I don’t say that I’ve seen other women to Bike Girl, I don’t rub her face in it, and I’m not trying to be mean to her, but it is what it is. We’re not 100% into the same things. I’ve also seen fewer other women simply because Bike Girl is good at meeting my sexual needs, and she knows that the better she is about that, the better things will be between us. But she’s also figuring out that on a lot of weekends I’d rather do sex parties, or a specific number of other things, than I’d like to do her dumb chick activities. I tell her to do those alone and she is torn: she wants to be with me on the one hand but knows my independent nature on the other. In some ways I’m very patterned, very mechanical, choosing a small number of activities very specifically. Some chicks get bored with my way of being. They don’t like that I don’t care about their friend’s birthday or about seeing that movie or doing stuff for the Instagram pic.

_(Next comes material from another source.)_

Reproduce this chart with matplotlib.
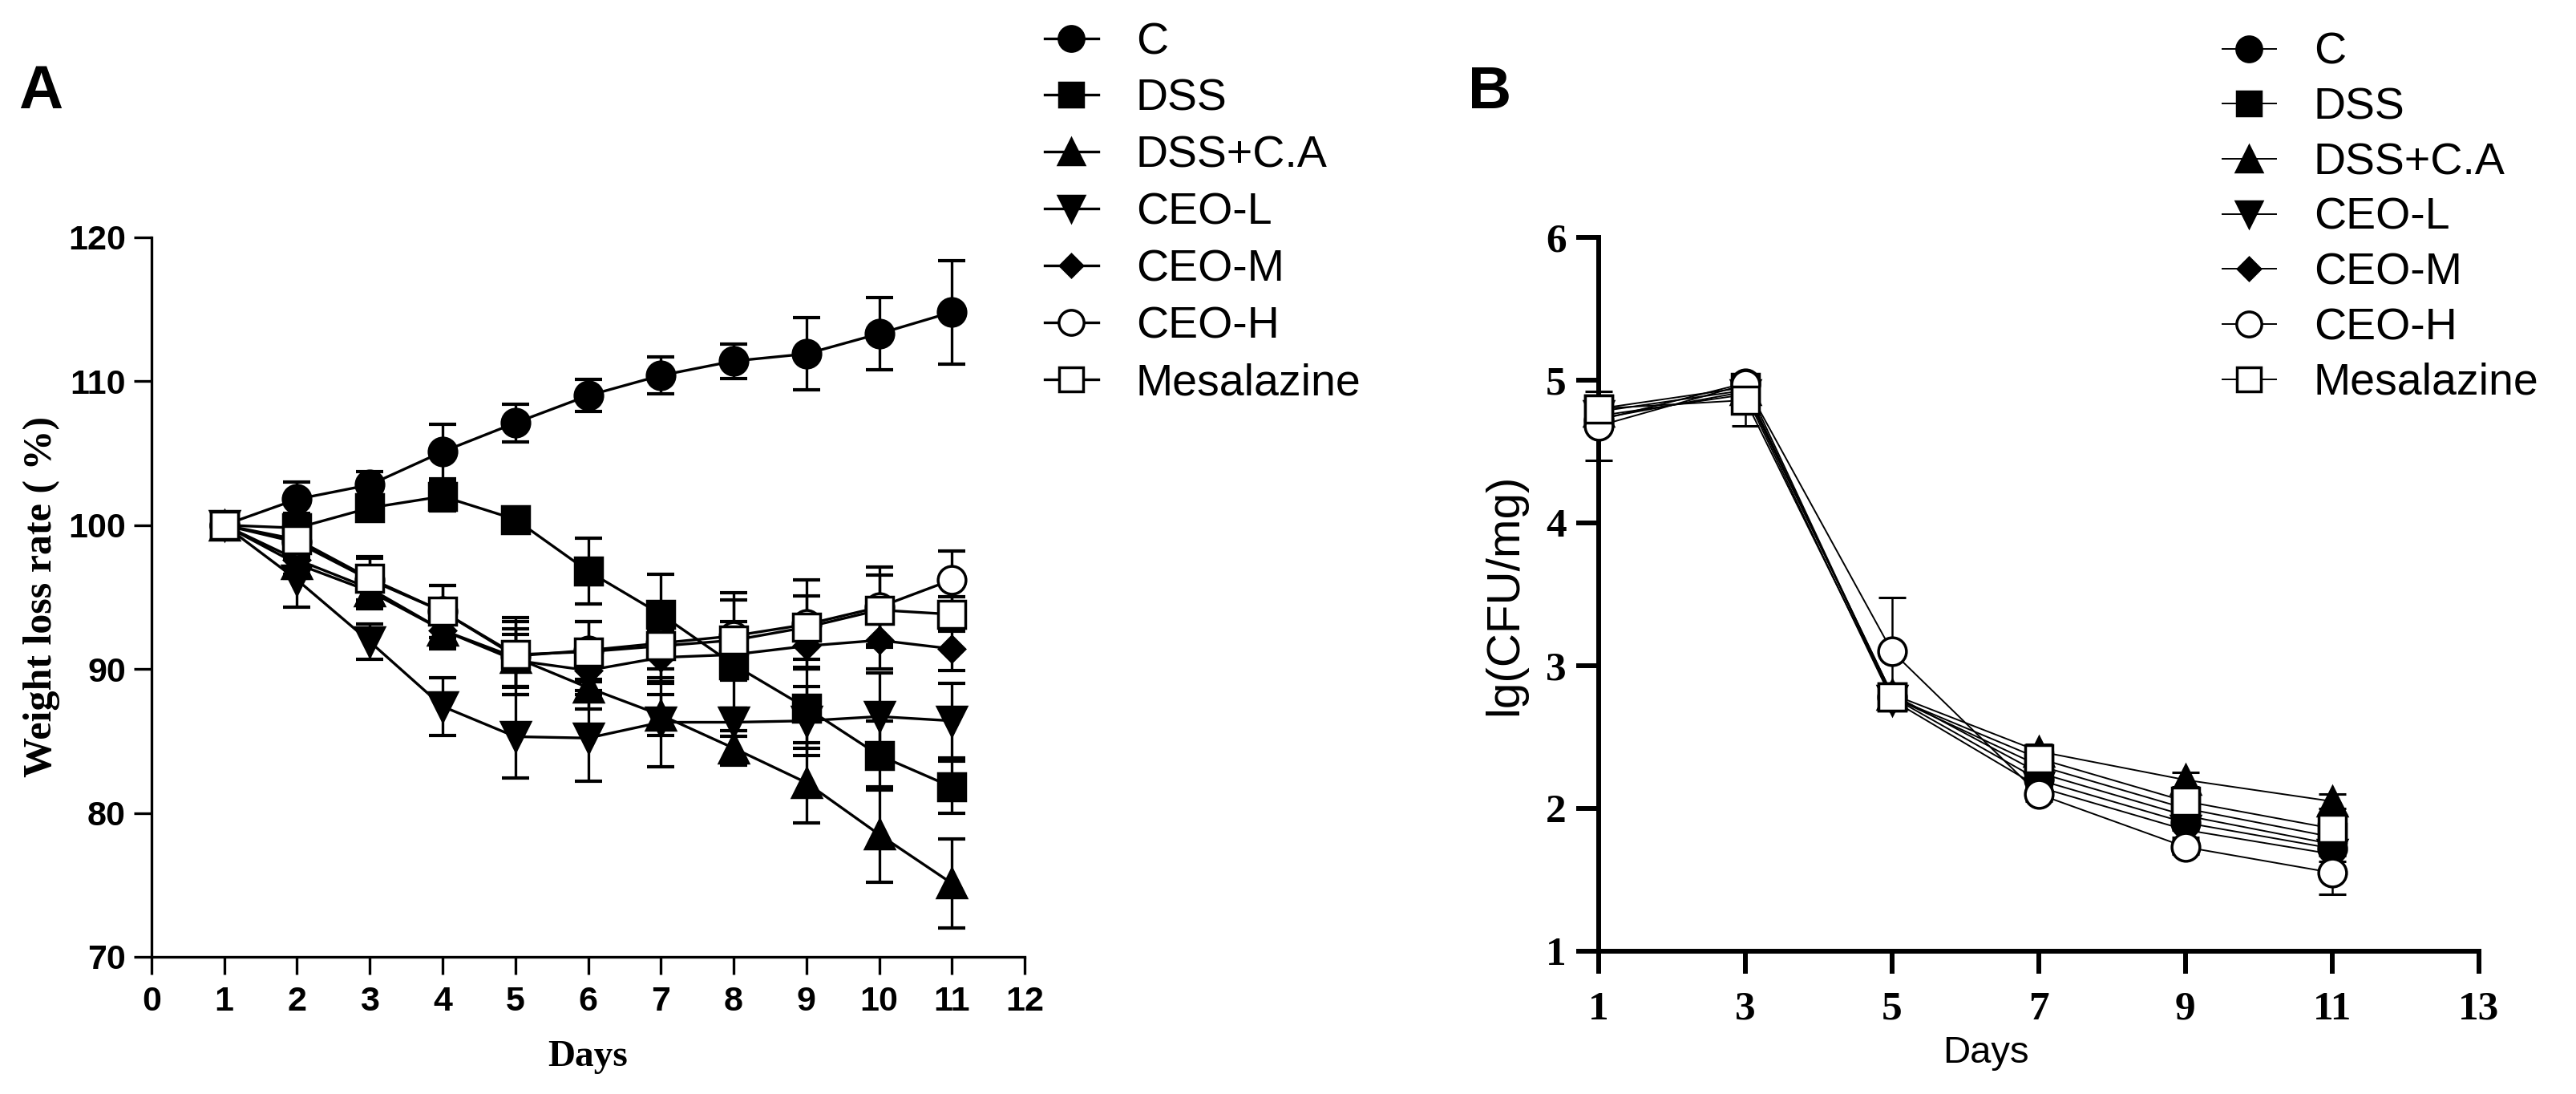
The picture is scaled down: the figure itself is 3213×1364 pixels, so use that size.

Bike Girl isn’t accustomed to guys with options. I get the sense she’s used to “dating down.” I don’t know why, because she has a great body, but I think her exes have either been very short FWBs or guys who are more into her than she was into them. So now she’s in a reversed situation and it disorients her.

Oh yeah, and somewhere in the midst of it I told her that I love her, which I probably shouldn’t have done either. Oops. I have a thing about telling chicks I love them… usually during sex… then never mentioning it again. Probably bad game and bad for the chick’s emotional health. But I did it. Can’t take it back now.

So that is where we stand. We are supposed to see another couple tonight and I think that’s going to happen. I will have to get a hotel room because my place will be off-limits.

Bike Girl understands a lot without being able to articulate what she understands. Like, she understands that a person who is really serious about fitness and diet is also serious about sex. Why is a man so diligent about the gym that he won’t be thrown off by female needs? Because he’s serious about finding another woman if the current one doesn’t work out. Other women have also seen my obsessions with swimming, working out, and not eating sugar as a threat to them. And they’re a little right about that.

Maybe I need to take another week off. That typically restores me to equilibrium. This isn’t much of a “game” post. Get good enough at game (or being) and the problem becomes relationships, not sex.

I don’t know if Bike Girl will re-mold her personality, break, or suffer. They all seem possible. But now we’ve got to the point where she has to accept this as her new normal or start again. Re-molding a personality is very hard and I’ve been through it multiple times. Being outside the mainstream and outside typical cultural expectations has its costs.